Cette réaction laisse planer plusieurs interrogations. Pourquoi parler des absences au moment où la pétition est annoncée contre le président de l’Assemblée nationale ? S’il est vrai que l’Assemblée nationale compte des députés qui n’ont jamais siégé - cas de l’ancien Premier ministre Adolphe Muzito - ou qui ne siègent  plus - cas de Luc Mulimbalimba, en fuite à la suite de sa condamnation en 2019, les députés de l’opposition n’ont cependant pas hésité à dénoncer une intimidation visant à leur faire abandonner leur pétition. 

Malgré tout, le bureau de l’Assemblée nationale est resté sur sa ligne. La commission spéciale chargée d’examiner les cas d'absentéisme a entamé ses auditions. Environ 300 députés étaient concernés. Leur point commun : des absences dépassant le quart des séances d’une session. 

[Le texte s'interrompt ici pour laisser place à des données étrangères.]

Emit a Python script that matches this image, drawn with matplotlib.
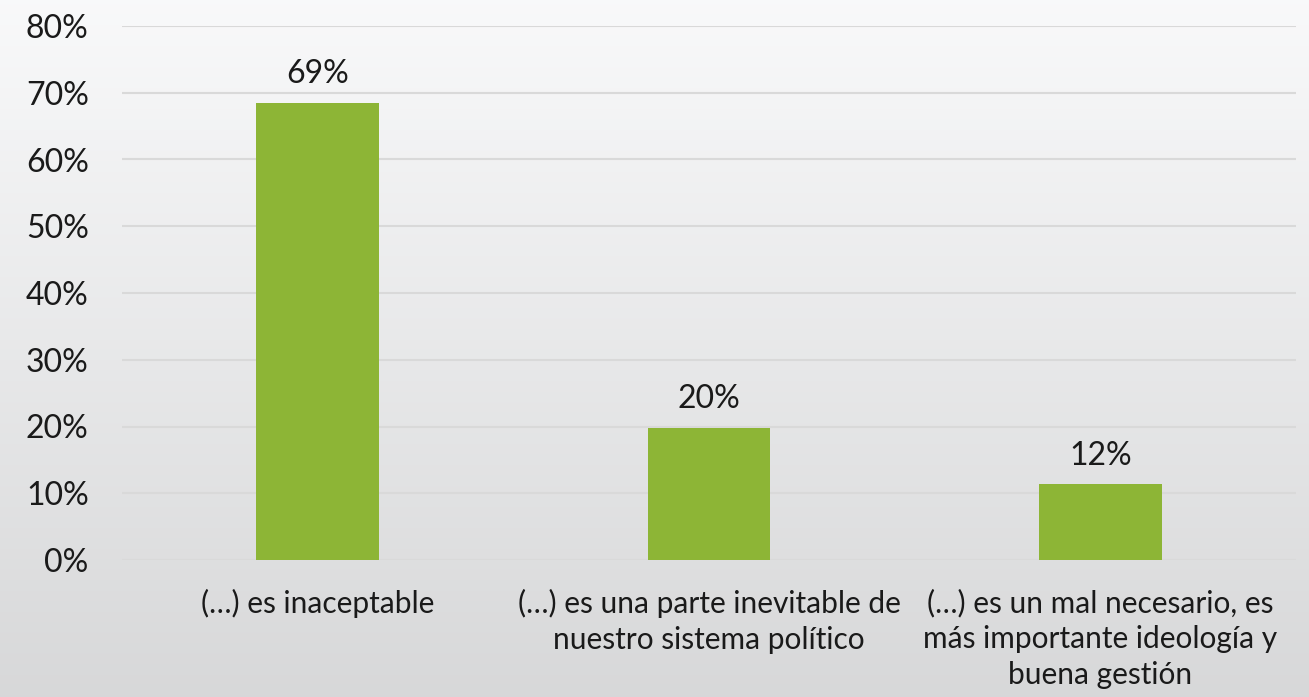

Mais, en réalité, la liste ne reprenait que les députés de l’opposition, selon Boniface Balamage, interrogé par actualité.cd. Cet élu d'Idjwi et membre du Front commun pour le Congo (FCC) de Joseph Kabila était parmi les auditionnés. À l’en croire, les absences épinglées concernaient les sessions ordinaires de mars et septembre 2021. À cette période, « nous [avions] les recommandations du Dr Muyembe sur les restrictions de réunions publiques, tentait-il alors de se justifier, dénonçant en même temps l’irrégularité de la commission spéciale. D’une part, notre assemblée plénière ne pouvait se réunir qu’avec un nombre restreint [de ses membres] et, d’autre part, comment, dans ce cas de figure, on [pouvait] lancer un discrédit sur certains élus en les traitant d’absentéistes ? »

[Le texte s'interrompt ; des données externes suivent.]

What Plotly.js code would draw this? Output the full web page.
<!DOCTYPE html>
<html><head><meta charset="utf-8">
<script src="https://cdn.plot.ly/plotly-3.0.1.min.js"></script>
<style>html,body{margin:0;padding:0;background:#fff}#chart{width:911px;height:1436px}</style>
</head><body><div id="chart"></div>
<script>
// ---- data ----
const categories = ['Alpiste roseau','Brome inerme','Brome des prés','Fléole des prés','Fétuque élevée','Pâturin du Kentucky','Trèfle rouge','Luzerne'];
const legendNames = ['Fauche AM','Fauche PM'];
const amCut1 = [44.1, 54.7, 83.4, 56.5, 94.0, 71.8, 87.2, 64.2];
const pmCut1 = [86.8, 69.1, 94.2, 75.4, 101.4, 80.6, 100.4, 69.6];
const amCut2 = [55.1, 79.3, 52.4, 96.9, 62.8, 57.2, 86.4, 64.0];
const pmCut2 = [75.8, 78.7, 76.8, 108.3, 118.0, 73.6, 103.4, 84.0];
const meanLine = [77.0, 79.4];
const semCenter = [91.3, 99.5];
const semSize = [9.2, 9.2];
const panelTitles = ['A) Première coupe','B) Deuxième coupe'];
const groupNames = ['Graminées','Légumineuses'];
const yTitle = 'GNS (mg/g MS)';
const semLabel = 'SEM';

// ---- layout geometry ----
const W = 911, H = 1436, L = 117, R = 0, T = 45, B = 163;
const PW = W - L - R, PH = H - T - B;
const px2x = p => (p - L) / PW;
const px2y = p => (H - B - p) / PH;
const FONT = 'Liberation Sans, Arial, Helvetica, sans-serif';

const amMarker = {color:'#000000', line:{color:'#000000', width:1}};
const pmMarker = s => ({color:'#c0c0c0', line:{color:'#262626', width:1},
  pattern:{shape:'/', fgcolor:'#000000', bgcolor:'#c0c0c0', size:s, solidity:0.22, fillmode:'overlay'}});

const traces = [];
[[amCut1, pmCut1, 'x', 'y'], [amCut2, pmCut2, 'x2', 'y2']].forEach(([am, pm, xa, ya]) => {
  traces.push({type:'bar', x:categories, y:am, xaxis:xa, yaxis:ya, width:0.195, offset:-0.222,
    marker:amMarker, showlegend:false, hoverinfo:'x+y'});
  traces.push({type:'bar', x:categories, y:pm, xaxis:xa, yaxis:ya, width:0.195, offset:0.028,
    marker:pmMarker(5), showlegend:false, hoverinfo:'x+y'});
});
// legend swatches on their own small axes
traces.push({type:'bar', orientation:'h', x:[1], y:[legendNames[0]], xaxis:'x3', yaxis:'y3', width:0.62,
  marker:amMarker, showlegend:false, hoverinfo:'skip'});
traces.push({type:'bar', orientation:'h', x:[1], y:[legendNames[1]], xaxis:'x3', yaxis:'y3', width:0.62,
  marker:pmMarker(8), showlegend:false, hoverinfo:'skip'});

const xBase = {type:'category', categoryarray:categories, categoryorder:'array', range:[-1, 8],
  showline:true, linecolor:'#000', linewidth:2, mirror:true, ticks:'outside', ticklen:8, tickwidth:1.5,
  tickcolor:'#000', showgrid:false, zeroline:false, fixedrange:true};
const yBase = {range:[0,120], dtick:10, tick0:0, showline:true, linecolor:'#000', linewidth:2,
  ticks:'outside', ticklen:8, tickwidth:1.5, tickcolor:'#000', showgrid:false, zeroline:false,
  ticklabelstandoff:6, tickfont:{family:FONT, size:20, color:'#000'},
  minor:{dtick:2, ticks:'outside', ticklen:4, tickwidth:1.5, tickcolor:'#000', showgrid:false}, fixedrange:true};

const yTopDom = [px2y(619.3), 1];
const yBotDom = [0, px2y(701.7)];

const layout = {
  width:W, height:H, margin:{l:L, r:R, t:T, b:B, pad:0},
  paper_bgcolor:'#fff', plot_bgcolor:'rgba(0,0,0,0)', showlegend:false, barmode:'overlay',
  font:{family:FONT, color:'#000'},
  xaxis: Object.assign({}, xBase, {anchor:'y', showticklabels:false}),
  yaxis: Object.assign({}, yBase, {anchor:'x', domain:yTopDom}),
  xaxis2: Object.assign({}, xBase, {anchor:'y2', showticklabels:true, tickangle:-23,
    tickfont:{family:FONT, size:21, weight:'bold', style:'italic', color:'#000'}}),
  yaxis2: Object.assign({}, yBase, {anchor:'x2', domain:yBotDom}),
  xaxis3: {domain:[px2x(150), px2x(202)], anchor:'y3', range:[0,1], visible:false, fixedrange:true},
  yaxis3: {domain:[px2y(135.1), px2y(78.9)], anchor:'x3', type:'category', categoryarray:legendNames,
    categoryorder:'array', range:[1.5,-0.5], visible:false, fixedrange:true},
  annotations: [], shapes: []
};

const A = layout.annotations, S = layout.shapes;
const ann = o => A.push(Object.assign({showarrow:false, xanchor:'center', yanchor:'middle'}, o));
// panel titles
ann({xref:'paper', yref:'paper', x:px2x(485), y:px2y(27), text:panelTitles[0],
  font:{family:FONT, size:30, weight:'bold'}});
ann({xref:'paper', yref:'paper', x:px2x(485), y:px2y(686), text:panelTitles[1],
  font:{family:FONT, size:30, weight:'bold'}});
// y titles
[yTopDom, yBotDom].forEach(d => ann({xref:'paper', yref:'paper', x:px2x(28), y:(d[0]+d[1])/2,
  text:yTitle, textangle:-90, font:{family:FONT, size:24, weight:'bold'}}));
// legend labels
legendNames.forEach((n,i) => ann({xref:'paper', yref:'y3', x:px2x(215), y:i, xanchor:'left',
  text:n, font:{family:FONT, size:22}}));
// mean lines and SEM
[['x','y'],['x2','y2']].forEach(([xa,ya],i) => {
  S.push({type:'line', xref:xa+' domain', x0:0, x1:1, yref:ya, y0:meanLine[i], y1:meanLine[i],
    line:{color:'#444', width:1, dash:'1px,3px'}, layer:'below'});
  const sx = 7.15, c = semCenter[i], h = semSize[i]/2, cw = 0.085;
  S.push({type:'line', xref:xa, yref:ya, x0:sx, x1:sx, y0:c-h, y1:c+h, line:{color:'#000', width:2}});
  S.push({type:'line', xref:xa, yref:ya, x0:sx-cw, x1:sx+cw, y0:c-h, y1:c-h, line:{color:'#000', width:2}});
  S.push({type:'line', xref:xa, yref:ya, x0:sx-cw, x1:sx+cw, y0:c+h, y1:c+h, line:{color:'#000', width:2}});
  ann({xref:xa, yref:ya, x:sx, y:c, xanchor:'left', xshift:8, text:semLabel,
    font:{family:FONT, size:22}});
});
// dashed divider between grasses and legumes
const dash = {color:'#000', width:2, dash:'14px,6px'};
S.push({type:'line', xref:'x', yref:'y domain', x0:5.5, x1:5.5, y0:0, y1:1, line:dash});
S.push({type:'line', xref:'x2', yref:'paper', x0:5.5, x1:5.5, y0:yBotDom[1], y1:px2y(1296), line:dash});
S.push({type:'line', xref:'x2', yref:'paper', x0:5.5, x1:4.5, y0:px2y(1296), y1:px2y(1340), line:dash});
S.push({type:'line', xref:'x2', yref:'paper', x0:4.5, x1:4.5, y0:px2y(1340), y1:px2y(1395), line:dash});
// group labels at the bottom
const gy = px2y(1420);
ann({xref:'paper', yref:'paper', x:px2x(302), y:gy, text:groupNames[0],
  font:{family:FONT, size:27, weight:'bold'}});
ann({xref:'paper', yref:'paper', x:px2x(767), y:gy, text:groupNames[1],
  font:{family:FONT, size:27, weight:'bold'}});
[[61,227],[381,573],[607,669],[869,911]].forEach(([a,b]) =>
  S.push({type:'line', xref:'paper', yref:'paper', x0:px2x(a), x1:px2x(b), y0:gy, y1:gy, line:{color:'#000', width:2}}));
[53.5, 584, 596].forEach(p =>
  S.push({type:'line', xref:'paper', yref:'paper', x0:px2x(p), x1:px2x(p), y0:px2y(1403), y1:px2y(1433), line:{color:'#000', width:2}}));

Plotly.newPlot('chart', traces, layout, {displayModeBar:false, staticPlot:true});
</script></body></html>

À l’issue des auditions, la commission spéciale s’est résolue à ne retenir que les cas les plus flagrants d’absentéisme, selon elle. Outre Muzito et Mulimbalimba, Papy Niango Iziamayi, initiateur de la pétition contre Mboso, est également repris sur la liste des députés à invalider pour motif d’« absence non autorisée et non justifiée ». C’est également les cas des députés Henri Mova et Marie-Ange Mushobekwa, tous les deux restés fidèles à Kabila après le basculement de la majorité parlementaire en faveur du président Félix Tshisekedi. Sur Twitter, Mushobekwa a dénoncé, avec quelques preuves des autorisations de sortie et ordres de mission justifiant certaines de ses absences à l’appui, une « décision de [l’]invalider venue de la présidence [de la République] ».

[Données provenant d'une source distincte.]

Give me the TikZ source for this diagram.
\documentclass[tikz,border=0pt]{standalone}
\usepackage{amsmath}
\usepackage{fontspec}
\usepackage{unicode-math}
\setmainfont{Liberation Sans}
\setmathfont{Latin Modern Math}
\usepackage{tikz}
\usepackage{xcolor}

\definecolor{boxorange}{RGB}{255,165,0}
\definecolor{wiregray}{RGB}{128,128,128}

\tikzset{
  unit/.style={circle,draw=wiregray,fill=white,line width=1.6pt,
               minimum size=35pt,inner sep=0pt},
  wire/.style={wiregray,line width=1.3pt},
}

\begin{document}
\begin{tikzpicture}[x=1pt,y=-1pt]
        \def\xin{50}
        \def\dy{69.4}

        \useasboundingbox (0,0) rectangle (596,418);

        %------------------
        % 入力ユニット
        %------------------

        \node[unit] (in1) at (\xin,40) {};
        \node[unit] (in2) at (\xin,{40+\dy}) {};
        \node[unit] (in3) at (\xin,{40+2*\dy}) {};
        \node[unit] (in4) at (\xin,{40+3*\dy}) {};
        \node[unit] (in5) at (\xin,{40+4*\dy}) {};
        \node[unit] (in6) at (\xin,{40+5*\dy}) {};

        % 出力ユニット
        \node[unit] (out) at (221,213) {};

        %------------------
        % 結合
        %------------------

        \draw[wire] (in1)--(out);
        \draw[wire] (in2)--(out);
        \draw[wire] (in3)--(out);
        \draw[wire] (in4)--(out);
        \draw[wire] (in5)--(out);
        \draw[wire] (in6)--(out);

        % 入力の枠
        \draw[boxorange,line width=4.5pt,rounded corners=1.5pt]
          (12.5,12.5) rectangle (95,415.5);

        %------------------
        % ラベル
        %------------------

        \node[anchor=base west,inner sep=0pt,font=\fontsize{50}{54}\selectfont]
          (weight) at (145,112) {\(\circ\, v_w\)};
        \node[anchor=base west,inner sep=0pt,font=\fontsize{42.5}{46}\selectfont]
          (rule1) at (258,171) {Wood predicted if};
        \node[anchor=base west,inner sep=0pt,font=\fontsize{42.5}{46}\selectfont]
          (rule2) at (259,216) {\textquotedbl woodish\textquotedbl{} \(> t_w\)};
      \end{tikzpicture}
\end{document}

Toujours est-il que le rapport de la commission spéciale a été examiné à huis clos et  n’a pas été soumis au vote, selon quelques députés de l’opposition contactés par Talatala. L’article 93 du règlement intérieur de l’Assemblée nationale dispose pourtant qu’ « en cas des délibérations portant sur des personnes, le vote s’effectue par bulletin secret ». En occurrence, les députés ont été appelés à se prononcer à mains levées à la fois sur la recevabilité et l’ adoption du rapport de la commission, sans accorder préalablement aux personnes incriminées la possibilité de se défendre devant la plénière souveraine pour qu’elle soit éclairée avant le vote. Plus grave encore, ledit rapport aurait été déclaré recevable et adopté alors qu’une bonne partie des députés même de la majorité contestait l’invalidation de Marie-Ange Mushobekwa. 

Ces invalidations ne sont pas les premières dans l’histoire parlementaire de la RDC. Lors de la deuxième législature, alors que plus de la moitié des députés de l’Assemblée nationale étaient concernés par l'absentéisme, seuls ceux de l’opposition avaient été invalidés à l’issue d’une catégorisation entre les absences significatives et celles non significatives jugée « discriminatoire » par l’Union interparlementaire.

Saisie par certains députés invalidés, cette organisation mondiale des parlements à laquelle la RDC est affiliée avait mis en garde les autorités congolaises contre « l’utilisation abusive de l’invalidation pour absentéisme qui, si elle vise à remédier à l’absentéisme des parlementaires, doit être appliquée de manière impartiale et non sélective dans le respect des droits de la défense ».